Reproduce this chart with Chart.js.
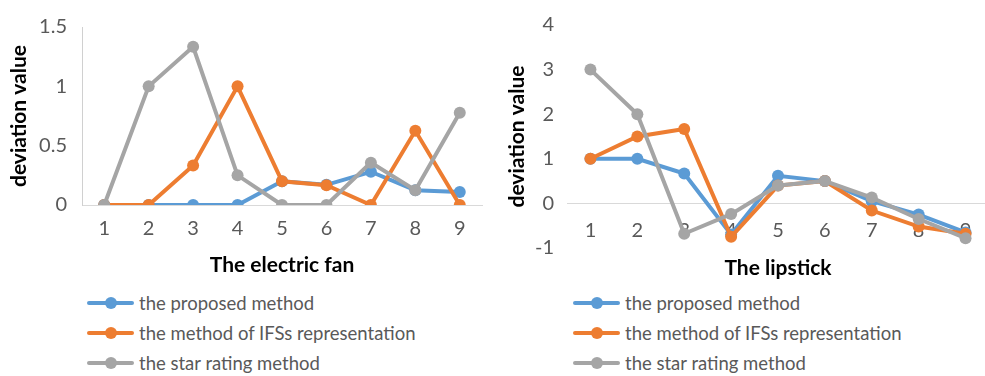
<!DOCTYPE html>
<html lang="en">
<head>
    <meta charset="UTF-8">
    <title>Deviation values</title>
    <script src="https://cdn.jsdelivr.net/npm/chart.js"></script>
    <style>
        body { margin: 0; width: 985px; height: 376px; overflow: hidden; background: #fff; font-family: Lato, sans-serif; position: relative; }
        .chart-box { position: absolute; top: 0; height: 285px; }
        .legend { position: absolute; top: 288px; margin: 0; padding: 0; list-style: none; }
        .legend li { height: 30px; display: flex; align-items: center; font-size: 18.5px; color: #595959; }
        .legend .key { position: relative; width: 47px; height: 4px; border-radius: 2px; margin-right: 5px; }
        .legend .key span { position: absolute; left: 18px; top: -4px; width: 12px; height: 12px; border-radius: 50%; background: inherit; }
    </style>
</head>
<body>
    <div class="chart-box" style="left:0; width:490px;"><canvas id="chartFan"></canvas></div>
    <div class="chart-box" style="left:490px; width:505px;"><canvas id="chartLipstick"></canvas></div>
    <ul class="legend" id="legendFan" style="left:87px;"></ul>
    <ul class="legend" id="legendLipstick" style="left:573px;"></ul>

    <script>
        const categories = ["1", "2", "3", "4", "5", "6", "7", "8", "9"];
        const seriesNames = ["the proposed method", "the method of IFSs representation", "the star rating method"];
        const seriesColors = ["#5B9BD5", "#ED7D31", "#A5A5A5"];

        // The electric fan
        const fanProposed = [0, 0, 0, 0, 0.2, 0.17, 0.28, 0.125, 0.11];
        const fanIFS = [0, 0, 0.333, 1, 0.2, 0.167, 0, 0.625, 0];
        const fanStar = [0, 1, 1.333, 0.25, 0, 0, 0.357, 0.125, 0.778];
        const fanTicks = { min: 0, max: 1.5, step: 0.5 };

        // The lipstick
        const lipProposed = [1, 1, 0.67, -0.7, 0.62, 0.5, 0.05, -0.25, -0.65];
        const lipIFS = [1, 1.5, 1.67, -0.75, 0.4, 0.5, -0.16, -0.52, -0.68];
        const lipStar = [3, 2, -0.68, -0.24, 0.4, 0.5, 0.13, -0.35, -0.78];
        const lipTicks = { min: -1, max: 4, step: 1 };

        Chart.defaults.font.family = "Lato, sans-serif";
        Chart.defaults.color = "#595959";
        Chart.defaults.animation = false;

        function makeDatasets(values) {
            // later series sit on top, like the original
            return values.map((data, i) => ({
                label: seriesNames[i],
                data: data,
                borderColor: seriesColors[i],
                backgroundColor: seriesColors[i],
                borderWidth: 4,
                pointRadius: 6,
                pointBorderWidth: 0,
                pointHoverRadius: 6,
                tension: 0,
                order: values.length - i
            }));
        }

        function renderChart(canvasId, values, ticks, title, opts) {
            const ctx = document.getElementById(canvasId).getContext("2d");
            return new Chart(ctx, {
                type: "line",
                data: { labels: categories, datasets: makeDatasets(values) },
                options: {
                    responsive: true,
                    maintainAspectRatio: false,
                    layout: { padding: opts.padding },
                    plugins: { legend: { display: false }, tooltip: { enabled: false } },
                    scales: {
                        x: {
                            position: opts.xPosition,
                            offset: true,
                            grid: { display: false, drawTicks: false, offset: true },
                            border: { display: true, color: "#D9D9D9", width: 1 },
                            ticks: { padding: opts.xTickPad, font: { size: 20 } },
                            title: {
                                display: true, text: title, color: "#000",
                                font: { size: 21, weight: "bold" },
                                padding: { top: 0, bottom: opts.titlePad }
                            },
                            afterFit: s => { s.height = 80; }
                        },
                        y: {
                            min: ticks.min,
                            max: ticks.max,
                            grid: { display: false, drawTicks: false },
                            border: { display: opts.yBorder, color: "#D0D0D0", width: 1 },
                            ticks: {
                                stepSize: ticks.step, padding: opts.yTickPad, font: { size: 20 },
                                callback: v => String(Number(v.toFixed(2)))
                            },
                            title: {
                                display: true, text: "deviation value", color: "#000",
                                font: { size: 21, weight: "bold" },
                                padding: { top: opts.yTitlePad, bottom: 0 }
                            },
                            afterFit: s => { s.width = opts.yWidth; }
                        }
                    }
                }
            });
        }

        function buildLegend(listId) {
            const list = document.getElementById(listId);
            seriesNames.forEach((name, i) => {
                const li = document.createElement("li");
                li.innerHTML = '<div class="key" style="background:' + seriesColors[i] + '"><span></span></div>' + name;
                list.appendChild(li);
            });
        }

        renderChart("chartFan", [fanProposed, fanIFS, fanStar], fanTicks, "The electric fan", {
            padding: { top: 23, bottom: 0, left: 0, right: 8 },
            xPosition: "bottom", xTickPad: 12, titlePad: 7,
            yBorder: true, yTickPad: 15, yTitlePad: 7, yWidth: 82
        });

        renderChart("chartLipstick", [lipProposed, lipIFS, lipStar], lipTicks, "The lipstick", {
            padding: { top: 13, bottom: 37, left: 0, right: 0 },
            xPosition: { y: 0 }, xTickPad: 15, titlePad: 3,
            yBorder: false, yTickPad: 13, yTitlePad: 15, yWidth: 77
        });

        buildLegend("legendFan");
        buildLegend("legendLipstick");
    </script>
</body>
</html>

---

Copy the listing exactly. Any image in it stays out of the copy.

> _Reply to the exercise_:
Reproduce this chart with Chart.js.
<!DOCTYPE html>
<html lang="en">
<head>
    <meta charset="UTF-8">
    <title>Deviation values</title>
    <script src="https://cdn.jsdelivr.net/npm/chart.js"></script>
    <style>
        body { margin: 0; width: 985px; height: 376px; overflow: hidden; background: #fff; font-family: Lato, sans-serif; position: relative; }
        .chart-box { position: absolute; top: 0; height: 285px; }
        .legend { position: absolute; top: 288px; margin: 0; padding: 0; list-style: none; }
        .legend li { height: 30px; display: flex; align-items: center; font-size: 18.5px; color: #595959; }
        .legend .key { position: relative; width: 47px; height: 4px; border-radius: 2px; margin-right: 5px; }
        .legend .key span { position: absolute; left: 18px; top: -4px; width: 12px; height: 12px; border-radius: 50%; background: inherit; }
    </style>
</head>
<body>
    <div class="chart-box" style="left:0; width:490px;"><canvas id="chartFan"></canvas></div>
    <div class="chart-box" style="left:490px; width:505px;"><canvas id="chartLipstick"></canvas></div>
    <ul class="legend" id="legendFan" style="left:87px;"></ul>
    <ul class="legend" id="legendLipstick" style="left:573px;"></ul>

    <script>
        const categories = ["1", "2", "3", "4", "5", "6", "7", "8", "9"];
        const seriesNames = ["the proposed method", "the method of IFSs representation", "the star rating method"];
        const seriesColors = ["#5B9BD5", "#ED7D31", "#A5A5A5"];

        // The electric fan
        const fanProposed = [0, 0, 0, 0, 0.2, 0.17, 0.28, 0.125, 0.11];
        const fanIFS = [0, 0, 0.333, 1, 0.2, 0.167, 0, 0.625, 0];
        const fanStar = [0, 1, 1.333, 0.25, 0, 0, 0.357, 0.125, 0.778];
        const fanTicks = { min: 0, max: 1.5, step: 0.5 };

        // The lipstick
        const lipProposed = [1, 1, 0.67, -0.7, 0.62, 0.5, 0.05, -0.25, -0.65];
        const lipIFS = [1, 1.5, 1.67, -0.75, 0.4, 0.5, -0.16, -0.52, -0.68];
        const lipStar = [3, 2, -0.68, -0.24, 0.4, 0.5, 0.13, -0.35, -0.78];
        const lipTicks = { min: -1, max: 4, step: 1 };

        Chart.defaults.font.family = "Lato, sans-serif";
        Chart.defaults.color = "#595959";
        Chart.defaults.animation = false;

        function makeDatasets(values) {
            // later series sit on top, like the original
            return values.map((data, i) => ({
                label: seriesNames[i],
                data: data,
                borderColor: seriesColors[i],
                backgroundColor: seriesColors[i],
                borderWidth: 4,
                pointRadius: 6,
                pointBorderWidth: 0,
                pointHoverRadius: 6,
                tension: 0,
                order: values.length - i
            }));
        }

        function renderChart(canvasId, values, ticks, title, opts) {
            const ctx = document.getElementById(canvasId).getContext("2d");
            return new Chart(ctx, {
                type: "line",
                data: { labels: categories, datasets: makeDatasets(values) },
                options: {
                    responsive: true,
                    maintainAspectRatio: false,
                    layout: { padding: opts.padding },
                    plugins: { legend: { display: false }, tooltip: { enabled: false } },
                    scales: {
                        x: {
                            position: opts.xPosition,
                            offset: true,
                            grid: { display: false, drawTicks: false, offset: true },
                            border: { display: true, color: "#D9D9D9", width: 1 },
                            ticks: { padding: opts.xTickPad, font: { size: 20 } },
                            title: {
                                display: true, text: title, color: "#000",
                                font: { size: 21, weight: "bold" },
                                padding: { top: 0, bottom: opts.titlePad }
                            },
                            afterFit: s => { s.height = 80; }
                        },
                        y: {
                            min: ticks.min,
                            max: ticks.max,
                            grid: { display: false, drawTicks: false },
                            border: { display: opts.yBorder, color: "#D0D0D0", width: 1 },
                            ticks: {
                                stepSize: ticks.step, padding: opts.yTickPad, font: { size: 20 },
                                callback: v => String(Number(v.toFixed(2)))
                            },
                            title: {
                                display: true, text: "deviation value", color: "#000",
                                font: { size: 21, weight: "bold" },
                                padding: { top: opts.yTitlePad, bottom: 0 }
                            },
                            afterFit: s => { s.width = opts.yWidth; }
                        }
                    }
                }
            });
        }

        function buildLegend(listId) {
            const list = document.getElementById(listId);
            seriesNames.forEach((name, i) => {
                const li = document.createElement("li");
                li.innerHTML = '<div class="key" style="background:' + seriesColors[i] + '"><span></span></div>' + name;
                list.appendChild(li);
            });
        }

        renderChart("chartFan", [fanProposed, fanIFS, fanStar], fanTicks, "The electric fan", {
            padding: { top: 23, bottom: 0, left: 0, right: 8 },
            xPosition: "bottom", xTickPad: 12, titlePad: 7,
            yBorder: true, yTickPad: 15, yTitlePad: 7, yWidth: 82
        });

        renderChart("chartLipstick", [lipProposed, lipIFS, lipStar], lipTicks, "The lipstick", {
            padding: { top: 13, bottom: 37, left: 0, right: 0 },
            xPosition: { y: 0 }, xTickPad: 15, titlePad: 3,
            yBorder: false, yTickPad: 13, yTitlePad: 15, yWidth: 77
        });

        buildLegend("legendFan");
        buildLegend("legendLipstick");
    </script>
</body>
</html>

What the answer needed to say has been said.